We are called to many resurrections
Fifth Sunday of Lent (A), Ezechiel 37:12-14.
In the course of the Lectionarys overview of Old Testament salvation history over the last four weeks, our overture readings have presented us with Adam and Eve, with Abraham, with Moses and his people in the desert, with David and the land that God had promised His people. On this Sunday we encounter another basic element of salvation history: the future.
This Sundays reading is from Ezechiel. The prophet Ezechiel belonged to a priestly family in the sixth century B.C. Because of his prominent position among the people, he was deported to Babylon in 597 B.C., 10 years before the final destruction of Jerusalem. In Babylon he was called by God to a prophetic vocation in 593 B.C. He was in Babylon, dutifully pronouncing the message of God, when the Babylonians finally destroyed Jerusalem and the kingdom of Judah in 587 B.C.
Chapters 33 to 39 of Ezechiel seem to have been proclaimed during and after the final siege of Jerusalem. The Israelites in exile were losing their hope. They looked upon themselves as nothing more than dried up bones, with no life and no future. In the first part of chapter 37, God brings Ezechiel to a plain filled with dry bones and empowers him to bring the bones back together and to put sinews and muscles on them and make them come alive again and stand upright, "a vast army."

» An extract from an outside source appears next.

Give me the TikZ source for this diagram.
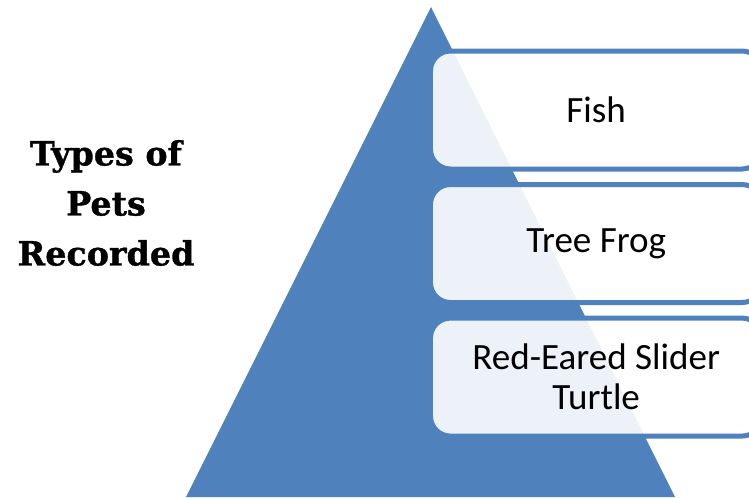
\documentclass[tikz,border=0pt]{standalone}
\usepackage{fontspec}
\usetikzlibrary{positioning}
\newfontfamily\listfont{Carlito}
\newfontfamily\headfont[FakeBold=1]{DejaVu Serif}
\definecolor{pyramidblue}{HTML}{4F81BD}
\definecolor{listink}{HTML}{000000}

\tikzset{
  petbox/.style={draw=pyramidblue,line width=3.75pt,rounded corners=15pt,
    fill=white,fill opacity=.9,text opacity=1,text=listink,
    minimum width=248.6pt,minimum height=88.5pt,inner sep=0pt,
    align=center,font=\listfont\fontsize{27.8}{30}\selectfont},
  pettitle/.style={align=center,text=listink,
    font=\headfont\bfseries\fontsize{25}{37.5}\selectfont}
}

\begin{document}
\begin{tikzpicture}[x=.75pt,y=-.75pt]
    \useasboundingbox (0,0) rectangle (749,497);
    \clip (0,0) rectangle (749,497);

    % The pyramid sits behind the list.
    \fill[pyramidblue] (431,7) -- (675,497) -- (186,497) -- cycle;

    % Heading to the left of the pyramid.
    \node[pettitle] (title) at (106,203) {Types of\\Pets\\Recorded};

    % Three list boxes, running off the right edge.
    \node[petbox] (fish) at (596.2,110) {Fish};
    \node[petbox,below=7.9pt of fish] (frog) {Tree Frog};
    \node[petbox,below=7.9pt of frog] (turtle) {Red-Eared Slider\\Turtle};
\end{tikzpicture}
\end{document}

In the second part of chapter 37, from which our reading is taken, God explains the raising of the dry bones. "Even if you were dead and dried up like heaps of dry bones," God says, "even if you are utterly dead and buried, I will bring you up out of your graves and make you live again. I will bring you home, not because you are a saintly and obedient people, but just because I am God and this is what I have decided to do."
What we have here is an oracle of hope. God promises a future to this exiled and dried-up people. It is not because of their merit, either individually or collectively. It is simply because God is generous and has long-term plans for the children of Abraham and Moses and David. God will never allow them to dry up and blow away, never allow them to settle down into their graves forever. On the contrary, God will bring them to where He wants them to be in spite of the situation in which they find themselves, in spite of what they have suffered. Gods plan for His people always includes a future. The story of their salvation is never quite ended. However desperate the situation, God will breathe life into His people again. No matter what happens, God will take care of them.
This reading from Ezechiel teaches us about the concluding stages of salvation history. There will always be life. There will always be rescue.
The long Gospel reading for this Fifth Sunday of Lent in year A (John 11:1-45) is about the resurrection of Jesus friend Lazarus. In raising Lazarus from the dead, Jesus not only demonstrates His power over life and death, but also suggests that what Ezechiel had foreseen for the whole people was beginning to be brought to fulfillment by Him. The subject matter of this long Gospel reading and this short overture reading is not the Christian doctrine of individual immortality and resurrection from the dead but rather, the determination of God to make His people live, no matter what their particular circumstances might be.
There are all kinds of death in the world around us: death of the body, death of the spirit, death of our common aspirations. We are invited in dozens of ways to forget about a future sharing in the life of the Lord and settle for comfort, satisfaction, security, power, immediate individual fulfillment. When people learn from their experience that such goals are not satisfying, they tend to dry up and curl into their graves. Why bother? Why struggle? Nothing makes much difference.
Yet in these readings from Ezechiel and from John, Gods word reminds us that there is always life in store for us. If we accept what God offers us, we will experience resurrection, a return from disillusion and disintegration. We will be restored to vigor. We are called to look forward to resurrection, not just the one final resurrection at the end of time, but to repeated resurrections as we experience the repeated interventions of God in our lives.
Death and destruction for Gods people are never the last word. The history of salvation, corporate and individual, is the history of resurrection. And the history of salvation is not over yet.
For reflection and discussion
Where do I see death in myself, in the church, in the world?
Have I experienced resurrection in my life?